What We’re Seeing On the Ground (UNBOX Workshops)

Across classes and campuses, common gaps emerge:

  • Mathematics basics: procedural math is memorized, but estimation, number sense, and applying arithmetic to real contexts are weak.
  • Language & contextual vocabulary: reading happens, comprehension lags; explaining ideas in one’s own words is hard.
  • Soft skills: collaboration, assertive-yet-polite communication, leadership in small groups, and empathy are under-practiced.
  • Risk-taking & resilience: fear of being “wrong” stifles initiative and experimentation.
  • Parental & peer pressure: performance anxiety narrows curiosity and reduces time for exploration and projects.

These aren’t character flaws; they’re training gaps. When schools, families, and workplaces nudge in the right ways, these gaps close—fast.

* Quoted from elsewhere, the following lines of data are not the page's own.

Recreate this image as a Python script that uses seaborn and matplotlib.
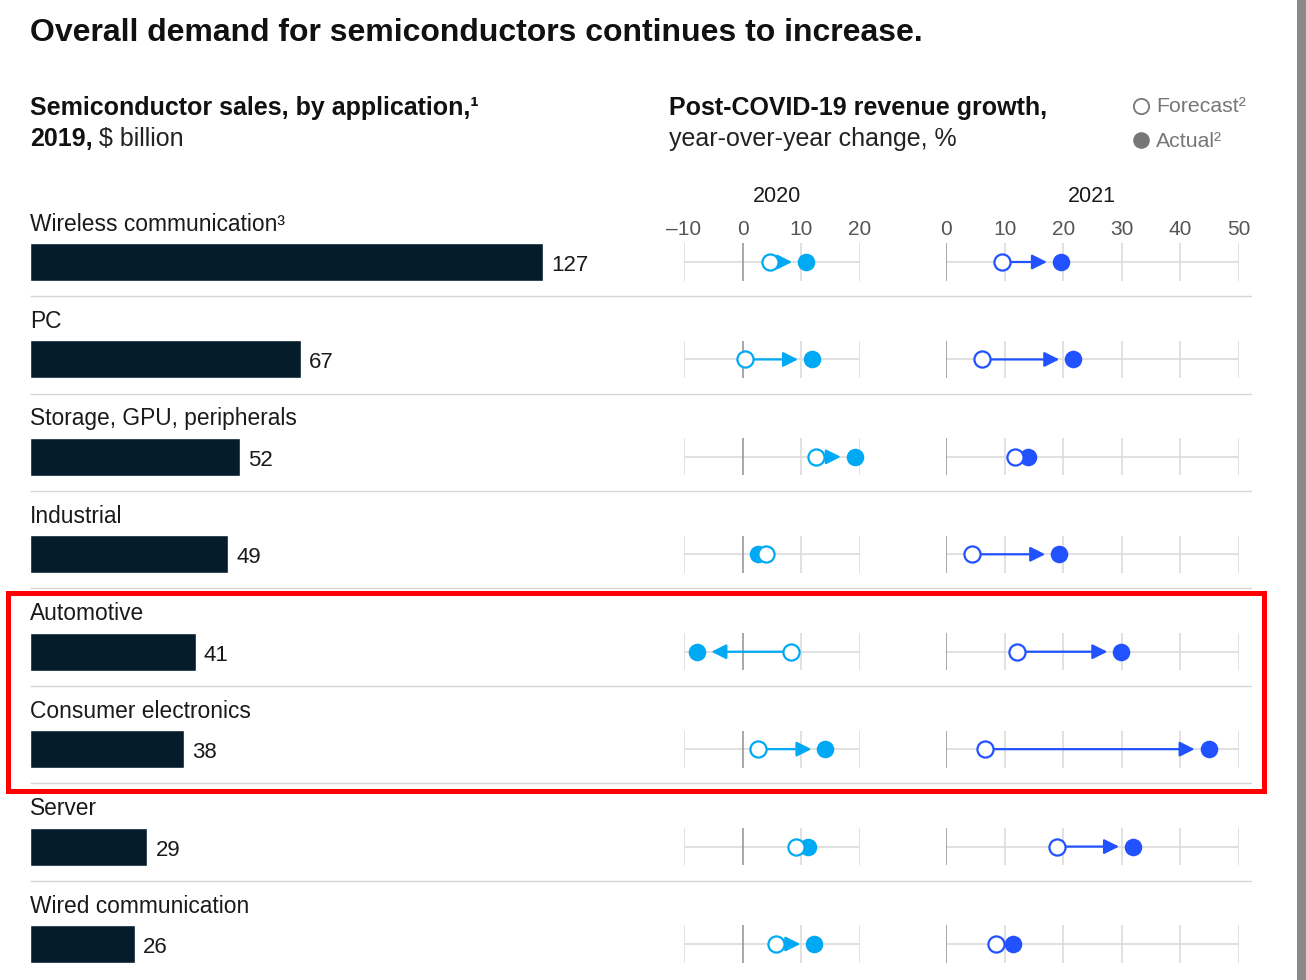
import matplotlib
matplotlib.use("Agg")
import matplotlib.pyplot as plt
from matplotlib.patches import Rectangle
from matplotlib.lines import Line2D
import seaborn as sns
import pandas as pd

categories = ["Wireless communication³", "PC", "Storage, GPU, peripherals", "Industrial",
              "Automotive", "Consumer electronics", "Server", "Wired communication"]
sales_2019 = [127, 67, 52, 49, 41, 38, 29, 26]
forecast_2020 = [4.7, 0.4, 12.5, 3.9, 8.2, 2.6, 9.1, 5.6]
actual_2020 = [10.8, 11.8, 19.1, 2.6, -7.7, 14.1, 11.1, 12.2]
forecast_2021 = [9.6, 6.1, 11.8, 4.5, 12.1, 6.6, 18.9, 8.5]
actual_2021 = [19.6, 21.7, 14.0, 19.3, 29.9, 44.8, 31.9, 11.4]
ticks_2020 = [-10, 0, 10, 20]
ticks_2021 = [0, 10, 20, 30, 40, 50]
tick_labels_2020 = ["\u201310", "0", "10", "20"]
tick_labels_2021 = ["0", "10", "20", "30", "40", "50"]

sns.set_theme(style="white")
plt.rcParams["font.family"] = ["Liberation Sans", "DejaVu Sans"]

W, H = 1306, 980
fig = plt.figure(figsize=(W / 100, H / 100), dpi=100)

DARK = "#051C2C"
C2020 = "#00A9F4"
C2021 = "#2251FF"
GRID = "#dcdcdc"
TXT = "#1a1a1a"

row0, pitch = 262, 97.43
n = len(categories)
ybot = (H - row0) / pitch


def ax_rect(x0, x1, ytop_px):
    return [x0 / W, 0, (x1 - x0) / W, (H - ytop_px) / H]


# ---- bars ----
ax_bar = fig.add_axes(ax_rect(30, 1252, 165))
df = pd.DataFrame({"category": categories, "sales": sales_2019})
sns.barplot(data=df, x="sales", y="category", orient="h", color=DARK, saturation=1,
            width=0.39, ax=ax_bar)
ax_bar.set_xlim(0, 1222 / 4.04)
ax_bar.set_ylim(ybot, (165 - row0) / pitch)
labels = ax_bar.bar_label(ax_bar.containers[0], padding=6, fontsize=16, color=TXT)
for t in labels:
    t.set_va("center")
    t.xyann = (6, -2.5)
for i, cat in enumerate(categories):
    ax_bar.text(0, i - 0.39, cat, va="center", ha="left", fontsize=16.4, color=TXT)
ax_bar.hlines([i + 0.35 for i in range(n - 1)], 0, 1222 / 4.04, color="#d6d6d6", lw=1)
ax_bar.axis("off")

# ---- dot axes ----
def dot_axes(x0, x1, lims, ticks, labels, fc, ac, year, color, year_x):
    ax = fig.add_axes(ax_rect(x0, x1, 240))
    ax.patch.set_alpha(0)
    for i in range(n):
        ax.hlines(i, lims[0], lims[1], color=GRID, lw=1.2, zorder=1)
        for t in ticks:
            ax.vlines(t, i - 0.19, i + 0.19, color="#9a9a9a" if t == 0 else GRID,
                      lw=1.2, zorder=1)
        if abs(ac[i] - fc[i]) > 4:
            ax.annotate("", xy=(ac[i], i), xytext=(fc[i], i),
                        arrowprops=dict(arrowstyle="-|>,head_length=0.5,head_width=0.25",
                                        color=color, lw=1.6, mutation_scale=18,
                                        shrinkA=6, shrinkB=10), zorder=2)
    rows = list(range(n))
    sns.scatterplot(x=ac, y=rows, color=color, s=160, linewidth=0, ax=ax, zorder=3,
                    clip_on=False)
    sns.scatterplot(x=fc, y=rows, color="white", edgecolor=color, s=135, linewidth=1.6,
                    ax=ax, zorder=4, clip_on=False)
    ax.set_xlim(*lims)
    ax.set_ylim(ybot, (240 - row0) / pitch)
    ax.set_xticks(ticks)
    ax.set_xticklabels(labels)
    ax.xaxis.tick_top()
    ax.tick_params(axis="x", length=0, pad=1, labelsize=15, labelcolor="#555555")
    ax.set_yticks([])
    ax.set_xlabel("")
    ax.set_ylabel("")
    for s in ax.spines.values():
        s.set_visible(False)
    ax.text((year_x - x0) / (x1 - x0), 1 + 44 / (H - 240), year, transform=ax.transAxes,
            ha="center", va="center", fontsize=15.5, color=TXT)
    return ax


dot_axes(684, 860, (-10, 20), ticks_2020, tick_labels_2020, forecast_2020, actual_2020,
         "2020", C2020, 777)
dot_axes(946, 1239, (0, 50), ticks_2021, tick_labels_2021, forecast_2021, actual_2021,
         "2021", C2021, 1092)

# ---- header text ----
def fy(px):
    return 1 - px / H


fig.text(30 / W, fy(33), "Overall demand for semiconductors continues to increase.",
         fontsize=23, fontweight="bold", color="#111111", va="center")
fig.text(30 / W, fy(108), "Semiconductor sales, by application,¹", fontsize=18,
         fontweight="bold", color="#111111", va="center")
t1 = fig.text(30 / W, fy(139), "2019,", fontsize=18, fontweight="bold", color="#111111",
              va="center")
fig.canvas.draw()
bb = t1.get_window_extent()
fig.text((bb.x1 + 6) / W, fy(139), "$ billion", fontsize=18, color="#222222", va="center")
fig.text(669 / W, fy(108), "Post-COVID-19 revenue growth,", fontsize=18,
         fontweight="bold", color="#111111", va="center")
fig.text(669 / W, fy(139), "year-over-year change, %", fontsize=18, color="#222222",
         va="center")

# legend
fig.add_artist(Line2D([1141 / W], [fy(106)], marker="o", markersize=11,
                      markerfacecolor="white", markeredgecolor="#777777",
                      markeredgewidth=1.3, transform=fig.transFigure))
fig.add_artist(Line2D([1141 / W], [fy(140)], marker="o", markersize=12,
                      markerfacecolor="#777777", markeredgewidth=0,
                      transform=fig.transFigure))
fig.text(1156 / W, fy(107), "Forecast²", fontsize=15.3, color="#777777", va="center")
fig.text(1156 / W, fy(141), "Actual²", fontsize=15.3, color="#777777", va="center")

# highlight box and right strip
fig.add_artist(Rectangle((8 / W, fy(791)), (1264 - 8) / W, (791 - 593) / H,
                         transform=fig.transFigure, fill=False, ec="#ff0000", lw=3.6))
fig.add_artist(Rectangle((1297 / W, 0), 9 / W, 1, transform=fig.transFigure,
                         fc="#8a8a8a", ec="none"))

fig.savefig("out.png", dpi=100)
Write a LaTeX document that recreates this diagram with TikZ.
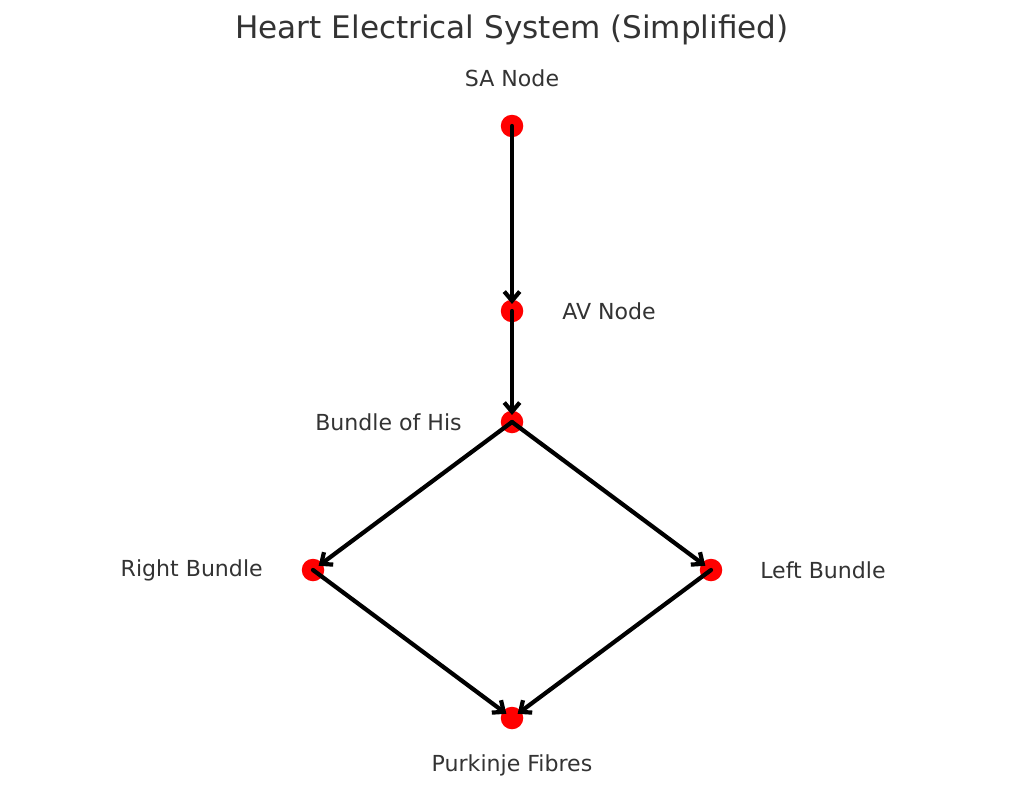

Stage 1 — Foundational Skills (Ages ~3–11)

 

Goal: Build the whole child—language, logic, curiosity, confidence, and character.

Core building blocks

  • Communication: listening, speaking in full sentences, early writing; storytelling and “explain-back” routines.
  • Numeracy & logic: number sense, patterns, measurement, mental math through games and real-life tasks.
  • Creativity & imagination: open-ended play, drawing, making, tinkering.
  • Social-emotional skills: self-awareness, managing feelings, empathy, turn-taking, sharing.
  • Teamwork: group play with roles; simple projects with shared outcomes.
  • Digital hygiene: guided, age-appropriate use and safety.
  • Values & ethics: honesty, fairness, respect, responsibility—modeled daily by adults.

What helps

  • Daily reading aloud and discussion at home and school.
  • Play-based math and language; less drill, more apply.
  • Celebrate questions, not just answers.
  • Class norms that make mistakes safe and useful.

 

Stage 2 — Advanced Skills (Ages ~11–21)

 

Goal: Turn knowledge into capability—analyze, create, present, lead.

Middle & secondary school

  • Critical thinking & problem-solving: debates, labs, projects, caselets; multiple methods over single “right” answers.
  • Communication & presentation: essays, talks, visuals; feedback cycles.
  • Collaboration & leadership: rotating roles on teams; peer reviews; conflict resolution.
  • Digital fluency: research, data basics, creation tools; coding fundamentals for many, not just a few.
  • Financial literacy & entrepreneurship: budgets, simple business projects, design thinking sprints.
  • Global & civic awareness: issues, perspectives, responsibilities.


College & vocational

  • Apply + integrate: capstones, internships, live problems with industry/communities.
  • Portfolio over marks: tangible artifacts—code, prototypes, papers, campaigns, events.
  • Soft skills under pressure: client presentations, sprint deadlines, cross-functional teamwork.

What helps

  • Rubrics that reward inquiry, iteration, and teamwork.
  • Mandatory presentations and group projects with real stakes.
  • Internships, apprenticeships, community projects embedded in curricula.

 

 


Stage 3 — Success-Enabling Skills (Professional Life)

 

Goal: Sustain high performance and unlock leadership.

Core enablers

  • Specialised expertise + continuous learning: seek feedback, upskill, stay curious.
  • Communication & influence: write clearly, speak concisely, listen deeply, persuade ethically.
  • Teamwork & leadership: set direction, share credit, give/receive feedback, develop others.
  • Innovation mindset: ask “how might we,” prototype small, learn fast, scale what works.
  • Emotional intelligence & adaptability: manage self under stress, read the room, pivot gracefully.
  • Integrity & judgment: do the right thing, especially when inconvenient.

 

What helps

  • Deliberate practice: stretch assignments, mentors, reflection rituals.
  • Environments that reward initiative, not just compliance.
  • Clear values that guide decisions.


 

 

 

From Classroom to Nation-Building: Why This Matters

 

Large, complex achievements—space missions, global manufacturing, digital public infrastructure, healthcare scale-ups—aren’t powered by marksheets. They’re powered by cohorts who can think critically, communicate clearly, collaborate across disciplines, build and iterate, and hold themselves to ethical standards.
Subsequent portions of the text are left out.